Requirement: Begin with the first line below and retype each line exactly through the line containing "import plotly.graph_objects as go". Any pictures are to be left out.

---------- Data section

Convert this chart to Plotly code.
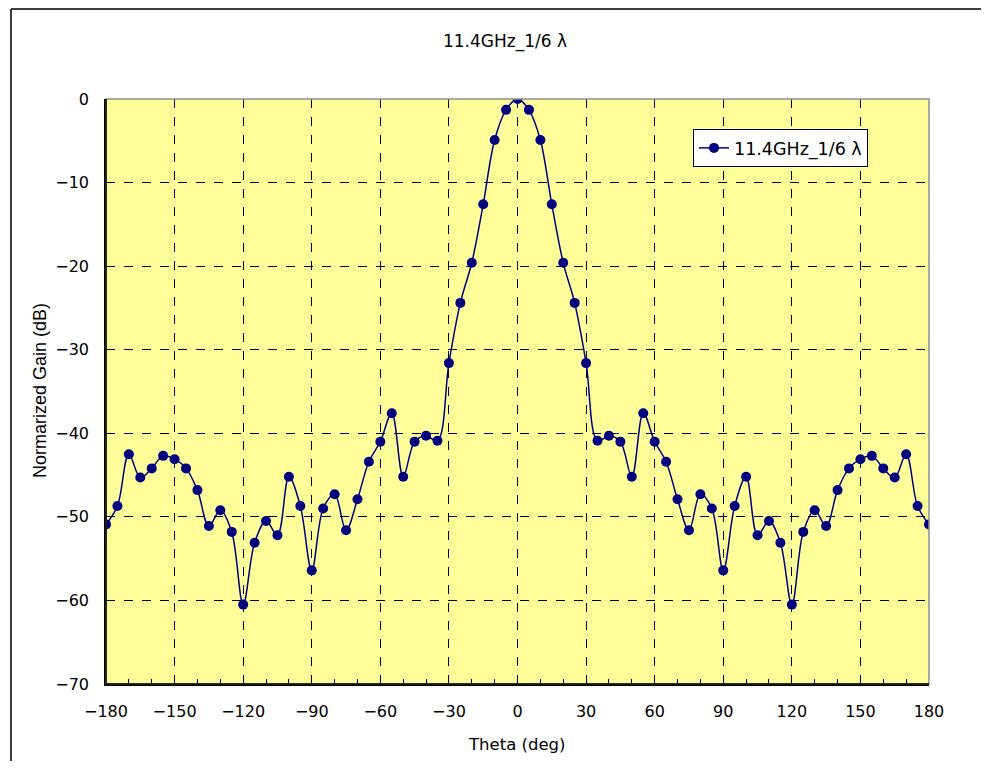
import plotly.graph_objects as go

theta = list(range(-180, 181, 5))
gain = [
    -50.9, -48.7, -42.5, -45.3, -44.2, -42.7, -43.1, -44.2, -46.8, -51.1,
    -49.2, -51.8, -60.5, -53.1, -50.5, -52.2, -45.2, -48.7, -56.4, -49.0,
    -47.3, -51.6, -47.9, -43.4, -41.0, -37.6, -45.2, -41.0, -40.3, -40.9,
    -31.6, -24.4, -19.6, -12.6, -4.9, -1.3, 0.0, -1.3, -4.9, -12.6,
    -19.6, -24.4, -31.6, -40.9, -40.3, -41.0, -45.2, -37.6, -41.0, -43.4,
    -47.9, -51.6, -47.3, -49.0, -56.4, -48.7, -45.2, -52.2, -50.5, -53.1,
    -60.5, -51.8, -49.2, -51.1, -46.8, -44.2, -43.1, -42.7, -44.2, -45.3,
    -42.5, -48.7, -50.9,
]
series_name = "11.4GHz_1/6 λ"
title_text = "11.4GHz_1/6 λ"
x_title = "Theta (deg)"
y_title = "Normarized Gain (dB)"
x_ticks = [-180, -150, -120, -90, -60, -30, 0, 30, 60, 90, 120, 150, 180]
y_ticks = [0, -10, -20, -30, -40, -50, -60, -70]

FONT = "DejaVu Sans"
OFF = 8  # page body margin
W, H = 991 - 2 * OFF, 771 - 2 * OFF
L, R, T, B = 106 - OFF, W - (929 - OFF), 99 - OFF, H - (684 - OFF)
PW, PH = 929 - 106, 684 - 99

fx0 = (11 - 106) / PW
fy1 = (684 - 9) / PH
fx_end = (W + OFF - 2 - 106) / PW
fy_end = (684 - (H + OFF - 2)) / PH

fig = go.Figure()
fig.add_trace(go.Scatter(
    x=theta, y=gain, name=series_name, mode="lines+markers",
    line=dict(color="#000080", width=1.5, shape="spline", smoothing=1.0),
    marker=dict(color="#000080", size=10),
    showlegend=True,
))

fig.update_layout(
    width=W, height=H,
    margin=dict(l=L, r=R, t=T, b=B),
    paper_bgcolor="white", plot_bgcolor="#FFFF99",
    font=dict(family=FONT, size=15, color="black"),
    title=dict(text=title_text, x=(505 - OFF) / W, xref="container", xanchor="center",
               y=1 - (41 - OFF) / H, yref="container", yanchor="middle",
               font=dict(family=FONT, size=17, color="black")),
    showlegend=True,
    legend=dict(x=(693 - 106) / PW, y=(684 - 129) / PH, xanchor="left", yanchor="top",
                bgcolor="white", bordercolor="black", borderwidth=1,
                font=dict(family=FONT, size=17.5, color="black")),
    xaxis=dict(range=[-180, 180], tickvals=x_ticks, ticks="inside", ticklen=5,
               tickcolor="black", showline=True, linecolor="black", linewidth=1.5,
               mirror=False, showgrid=True, gridcolor="black", griddash="dash", gridwidth=1,
               zeroline=False, tickfont=dict(size=16), ticklabelstandoff=12,
               minor=dict(dtick=10, ticks="inside", ticklen=5, tickcolor="black", showgrid=False)),
    yaxis=dict(range=[-70, 0], tickvals=y_ticks, ticks="", showline=True, linecolor="black",
               linewidth=1.5, showgrid=True, gridcolor="black", griddash="dash", gridwidth=1,
               zeroline=False, tickfont=dict(size=16), ticklabelstandoff=12),
    annotations=[
        dict(text=x_title, xref="paper", yref="paper", x=(517 - 106) / PW,
             y=(684 - 744) / PH, xanchor="center", yanchor="middle", showarrow=False,
             font=dict(family=FONT, size=16.5, color="black")),
        dict(text=y_title, xref="paper", yref="paper", x=(40 - 106) / PW,
             y=(684 - 391) / PH, xanchor="center", yanchor="middle", showarrow=False,
             textangle=-90, font=dict(family="Liberation Sans", size=18, color="black")),
    ],
    shapes=[
        dict(type="rect", xref="paper", yref="paper", x0=0, x1=1, y0=0, y1=1,
             line=dict(color="#909090", width=1.5), fillcolor="rgba(0,0,0,0)", layer="above"),
        dict(type="line", xref="paper", yref="paper", x0=0, x1=0, y0=0, y1=1,
             line=dict(color="black", width=1.5), layer="above"),
        dict(type="line", xref="paper", yref="paper", x0=0, x1=1, y0=0, y1=0,
             line=dict(color="black", width=1.5), layer="above"),
        dict(type="line", xref="paper", yref="paper", x0=fx0, x1=fx0,
             y0=fy_end, y1=fy1, line=dict(color="black", width=1.5)),
        dict(type="line", xref="paper", yref="paper", x0=fx0, x1=fx_end,
             y0=fy1, y1=fy1, line=dict(color="black", width=1.5)),
    ],
)

fig.write_html("out.html")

--------------------

Written reply:
Convert this chart to Plotly code.
import plotly.graph_objects as go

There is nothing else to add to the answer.